The “final”, “final_v2”, “latest_final” Era 😄
Almost every developer has seen folders like these
project/
final/
final_v2/
final_v3/
final_latest/
final_latest_really/
final_latest_this_one/
Or files like:
app.js
app_new.js
app_new_fixed.js
app_new_fixed_final.js
app_new_fixed_final2.js
Why did this happen?
Because there was no reliable way to track history.
So developers did the only thing they could:
Make copies
Rename folders
Pray they didn’t delete something important
The Pendrive Problem at Scale
Now imagine this same workflow:
Not for 3 people
But for 50 developers
Working for 2 years
On millions of lines of code
It becomes completely impossible to manage.
This is the moment the industry realized that, we don’t just need storage. We need history, tracking, merging, and safety.
Why Version Control become mandatory?
Problems faced before Version Control
Override Each other code: Two developers start from the same code.
Dev A adds a payment feature.
Dev B fixes some bugs.
Both send back their versions.
Now what?
If you copy Dev A’s code → you lose Dev B’s bug fixes
If you copy Dev B’s code → you lose Dev A’s feature
There is no automatic way to merge changes.
Someone has to compare files and code manually ensuring nothing has broken.
Losing changes forever: Lets assume if the previous version of the code is working fine.
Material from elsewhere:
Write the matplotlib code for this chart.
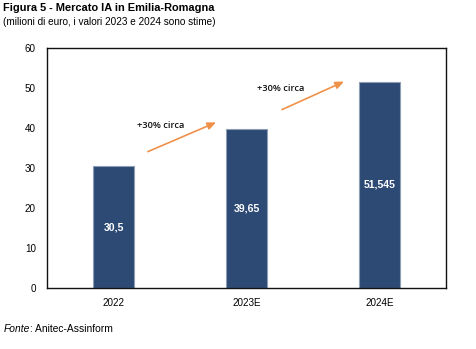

There is no history of the changes which can be reverted back.
Once lost → lost forever
Cannot track the developer who has worked / fixed the code.
Fear of changing the code.
Version Control Systems (VCS) were created to solve exactly these problems:
They allow you to:
Keep full history of every change
Know who changed what and why
Go back to any previous version
Work in parallel without overwriting others
Merge changes intelligently
Experiment safely without fear
The timeline concept in Version Control
Instead of this:
project_final/
You now have this:
Version 1 → Version 2 → Version 3 → Version 4 → Version 5 → ...
Each version is called a commit (in Git).
Each commit is:
A snapshot of your project
Plus metadata (author, time, message)
So your project becomes a timeline of snapshots.
Conclusion
From chaos to control, From the era of pen drive to folders to version control, the industry has learned that without tracking you can not build a scalable projects. And now Git has become a mandatory for individuals or organizations for build softwares.